··· Supplied data ···

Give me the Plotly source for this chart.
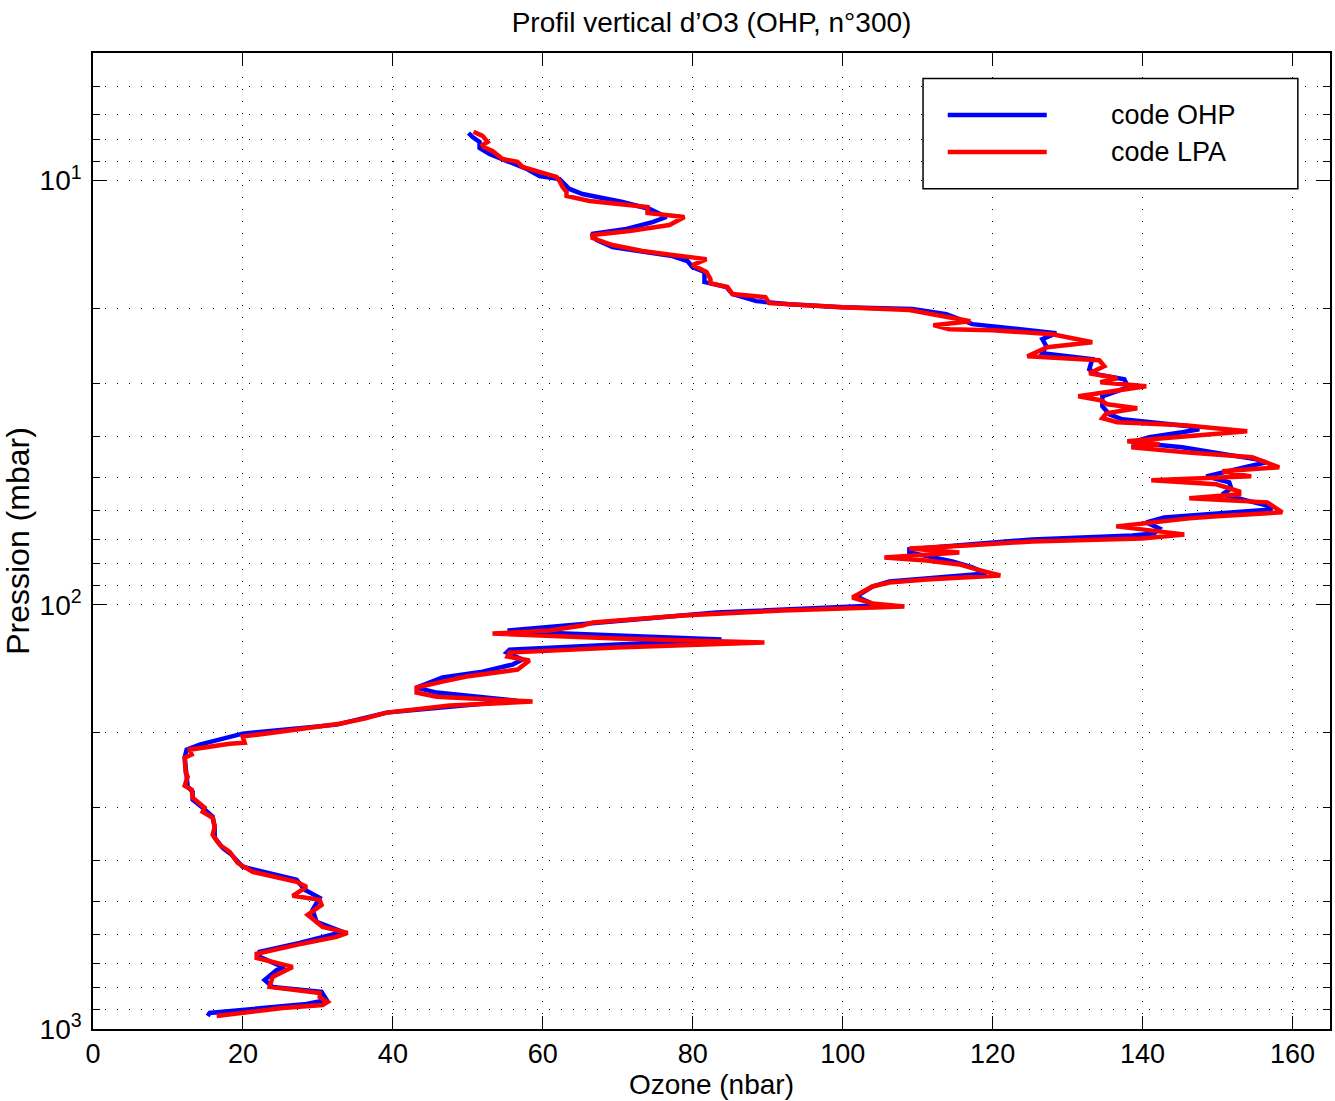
import plotly.graph_objects as go

# ---------------- data ----------------
# code OHP (blue)
pressure_ohp = [7.72, 7.89, 8.10, 8.37, 8.65, 8.98, 9.38, 9.75, 9.91, 10.46,
                10.75, 11.23, 11.66, 12.18, 12.52, 13.00, 13.36, 13.80, 14.34, 15.06,
                15.47, 15.98, 16.42, 17.34, 17.82, 18.51, 19.23, 19.55, 19.87, 20.08,
                20.64, 21.79, 22.27, 22.88, 23.64, 24.56, 25.51, 26.36, 27.83, 28.59,
                29.38, 30.69, 32.23, 34.03, 35.54, 36.52, 37.93, 38.56, 39.19, 40.27,
                41.38, 42.52, 45.39, 46.13, 47.14, 49.78, 51.43, 53.14, 54.89, 58.28,
                59.56, 61.20, 62.20, 63.92, 66.04, 67.86, 68.59, 70.11, 74.02, 75.23,
                79.00, 81.62, 84.33, 88.08, 90.51, 95.57, 100.4, 104.2, 110.1, 115.0,
                116.2, 120.7, 127.5, 129.6, 134.6, 138.3, 143.7, 148.4, 156.7, 161.0,
                168.2, 179.5, 191.6, 201.2, 213.6, 219.5, 229.3, 248.7, 268.4, 275.8,
                288.0, 300.8, 315.9, 333.6, 354.1, 373.9, 388.4, 414.6, 444.9, 469.7,
                490.6, 523.7, 559.0, 590.2, 626.6, 658.0, 676.1, 717.8, 725.7, 766.2,
                795.9, 817.8, 854.2, 872.9, 897.0, 916.6, 931.8]
ozone_ohp = [50.09, 50.63, 51.56, 51.56, 52.89, 55.16, 57.83, 59.56, 62.23, 63.56,
             65.29, 70.63, 74.23, 76.49, 74.63, 71.16, 66.49, 67.16, 69.29, 77.29,
             79.29, 79.96, 81.56, 81.56, 84.49, 85.29, 88.49, 92.89, 99.96, 109.29,
             113.83, 117.29, 122.63, 128.49, 126.63, 127.16, 126.63, 133.29, 132.89, 133.83,
             137.56, 138.09, 134.63, 134.63, 135.56, 137.29, 146.23, 147.56, 145.29, 140.89,
             138.49, 145.29, 155.16, 156.49, 154.23, 148.49, 151.56, 151.83, 150.63, 156.49,
             157.29, 147.56, 142.89, 140.49, 142.23, 141.56, 138.63, 125.29, 108.89, 108.89,
             114.63, 117.29, 119.16, 106.23, 103.96, 101.83, 104.49, 83.16, 66.63, 55.29,
             59.56, 83.83, 55.56, 55.16, 57.29, 55.96, 51.96, 46.63, 43.16, 45.83,
             56.49, 39.16, 32.49, 19.96, 14.23, 12.49, 12.23, 12.36, 12.63, 13.29,
             13.29, 14.63, 15.96, 16.23, 16.23, 17.29, 18.49, 19.96, 27.16, 28.23,
             30.23, 29.29, 29.83, 33.29, 27.56, 22.23, 22.23, 25.56, 24.49, 22.89,
             23.96, 30.49, 31.16, 28.49, 20.89, 15.56, 15.29]

# code LPA (red)
pressure_lpa = [7.67, 7.84, 8.10, 8.24, 8.33, 8.51, 8.89, 9.03, 9.28, 9.54,
                9.80, 10.02, 10.35, 10.63, 10.87, 11.17, 11.41, 11.54, 11.92, 12.18,
                12.72, 13.14, 13.43, 13.65, 14.18, 14.65, 14.97, 15.31, 15.81, 16.42,
                17.06, 17.44, 17.82, 18.51, 18.82, 19.44, 19.87, 20.19, 21.44, 21.91,
                22.39, 22.51, 23.01, 24.03, 24.69, 25.93, 26.50, 27.38, 28.44, 29.22,
                29.87, 30.52, 32.23, 32.93, 33.66, 34.40, 35.35, 36.32, 37.12, 37.73,
                38.98, 41.15, 41.83, 42.52, 43.69, 44.90, 47.40, 48.45, 49.78, 50.87,
                51.99, 54.01, 54.89, 56.10, 57.33, 60.53, 61.86, 62.54, 65.32, 66.75,
                68.22, 69.72, 70.87, 72.43, 73.62, 75.23, 77.31, 78.58, 80.30, 82.52,
                85.25, 87.12, 88.56, 90.51, 96.08, 99.27, 100.9, 103.1, 105.9, 110.1,
                111.9, 115.0, 116.9, 120.1, 122.7, 126.1, 129.6, 132.4, 135.3, 142.1,
                147.6, 151.7, 156.7, 161.0, 164.6, 169.1, 172.8, 179.5, 185.5, 190.6,
                194.8, 204.5, 211.3, 212.5, 219.5, 225.5, 229.3, 248.7, 254.2, 266.9,
                272.8, 284.9, 300.8, 307.5, 317.6, 333.6, 348.4, 367.8, 382.1, 405.7,
                426.0, 449.8, 462.2, 485.3, 496.0, 509.7, 538.2, 562.1, 574.4, 593.4,
                606.5, 633.4, 665.2, 679.8, 713.9, 753.8, 795.9, 822.3, 840.3, 863.5,
                877.7, 892.1, 931.8]
ozone_lpa = [50.76, 51.96, 52.63, 51.96, 52.09, 53.29, 54.63, 56.63, 57.29, 59.56,
             61.83, 62.23, 62.63, 63.16, 63.16, 66.23, 70.63, 73.96, 73.96, 78.89,
             76.89, 71.56, 66.63, 66.63, 69.29, 73.29, 77.29, 81.83, 79.96, 81.83,
             82.36, 82.36, 84.63, 85.29, 89.69, 90.23, 99.96, 108.89, 117.03, 112.09,
             114.23, 119.96, 127.96, 133.29, 127.29, 124.63, 134.23, 134.89, 132.89, 136.63,
             134.36, 140.49, 131.43, 134.36, 135.29, 139.29, 135.16, 134.63, 136.63, 145.56,
             153.96, 137.96, 142.23, 138.49, 145.69, 154.63, 158.23, 150.63, 154.49, 141.16,
             149.83, 152.89, 152.89, 146.23, 156.63, 158.63, 149.96, 146.23, 136.49, 140.89,
             145.56, 139.96, 125.29, 116.49, 108.89, 115.56, 105.56, 111.16, 115.56, 117.83,
             121.03, 111.16, 106.23, 103.96, 101.29, 103.96, 108.23, 91.96, 78.63, 66.63,
             65.29, 60.89, 53.29, 69.83, 89.56, 69.83, 55.56, 55.29, 58.23, 56.63,
             49.83, 46.63, 43.16, 43.16, 45.83, 58.63, 47.56, 39.16, 36.23, 32.89,
             28.89, 19.96, 20.23, 18.23, 12.89, 13.16, 12.23, 12.36, 12.63, 12.23,
             13.16, 13.29, 14.89, 14.63, 15.96, 16.23, 15.96, 16.89, 18.23, 19.29,
             21.29, 27.16, 28.49, 26.63, 30.23, 30.49, 28.63, 29.83, 30.63, 33.96,
             32.49, 27.16, 21.83, 21.83, 26.63, 23.96, 23.56, 30.23, 30.23, 31.29,
             30.63, 25.29, 16.49]

series_names = ["code OHP", "code LPA"]
x_tick_values = [0, 20, 40, 60, 80, 100, 120, 140, 160]
y_major_values = [10, 100, 1000]
y_major_labels = ["10<sup>1</sup>", "10<sup>2</sup>", "10<sup>3</sup>"]
y_minor_values = [6, 7, 8, 9, 20, 30, 40, 50, 60, 70, 80, 90,
                  200, 300, 400, 500, 600, 700, 800, 900]

# ---------------- styling ----------------
FONT = "Liberation Sans, Arial, Helvetica, sans-serif"
BLUE = "#0000ff"
RED = "#ff0000"
GRID_DASH = "1px,11px"

fig = go.Figure()
fig.add_trace(go.Scatter(x=ozone_ohp, y=pressure_ohp, mode="lines", name=series_names[0],
                         line=dict(color=BLUE, width=4.5), showlegend=False))
fig.add_trace(go.Scatter(x=ozone_lpa, y=pressure_lpa, mode="lines", name=series_names[1],
                         line=dict(color=RED, width=4.5), showlegend=False))

fig.update_layout(
    width=1335, height=1101,
    margin=dict(l=93, r=5, t=53, b=72, autoexpand=False),
    paper_bgcolor="white", plot_bgcolor="white",
    font=dict(family=FONT, color="black", size=27),
    title=dict(text="Profil vertical d’O3 (OHP, n°300)", x=0.5, xref="paper", xanchor="center",
               y=1 - 22 / 1101, yref="container", yanchor="middle", automargin=False,
               font=dict(family=FONT, size=28, color="black")),
)

fig.update_xaxes(
    range=[0, 165], tickmode="array", tickvals=x_tick_values,
    ticks="inside", ticklen=13, tickwidth=1, tickcolor="black",
    showline=True, linecolor="black", linewidth=1.5, mirror="ticks",
    showgrid=True, gridcolor="black", gridwidth=1, griddash=GRID_DASH,
    zeroline=False, tickfont=dict(size=27), ticklabelstandoff=0, automargin=False,
    title=dict(text="Ozone (nbar)", font=dict(size=28), standoff=0),
)
fig.update_yaxes(
    type="log", range=[3, 0.69897], tickmode="array",
    tickvals=y_major_values, ticktext=y_major_labels,
    ticks="inside", ticklen=14, tickwidth=1, tickcolor="black",
    showline=True, linecolor="black", linewidth=1.5, mirror="ticks",
    showgrid=True, gridcolor="black", gridwidth=1, griddash=GRID_DASH,
    zeroline=False, tickfont=dict(size=28), ticklabelstandoff=4, automargin=False,
    minor=dict(tickmode="array", tickvals=y_minor_values, ticks="inside", ticklen=7,
               tickwidth=1, tickcolor="black", showgrid=True, gridcolor="black",
               gridwidth=1, griddash=GRID_DASH),
    title=dict(text="Pression (mbar)", font=dict(size=32), standoff=0),
)

# legend box drawn like the reference (long line samples)
fig.add_shape(type="rect", xref="paper", yref="paper", x0=0.671, x1=0.974, y0=0.861, y1=0.974,
              line=dict(color="black", width=1.5), fillcolor="white", layer="above")
legend_rows = [0.9365, 0.8986]
for name, color, yy in zip(series_names, [BLUE, RED], legend_rows):
    fig.add_shape(type="line", xref="paper", yref="paper", x0=0.691, x1=0.771, y0=yy, y1=yy,
                  line=dict(color=color, width=4.5), layer="above")
    fig.add_annotation(text=name, xref="paper", yref="paper", x=0.8214, y=yy,
                       xanchor="left", yanchor="middle", showarrow=False,
                       font=dict(family=FONT, size=27, color="black"))

# remove the browser's default 8px page margin so the figure fills the window exactly,
# and hide the interactive mode bar (not part of the static reference)
fig.write_html("out.html", config={"displayModeBar": False},
               post_script="document.body.style.margin='0px';")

···

What you need to do: Leave out any pictures and return exactly the lines from the beginning of the data through the line with "import plotly.graph_objects as go", inclusive.

Result of the exercise:
Give me the Plotly source for this chart.
import plotly.graph_objects as go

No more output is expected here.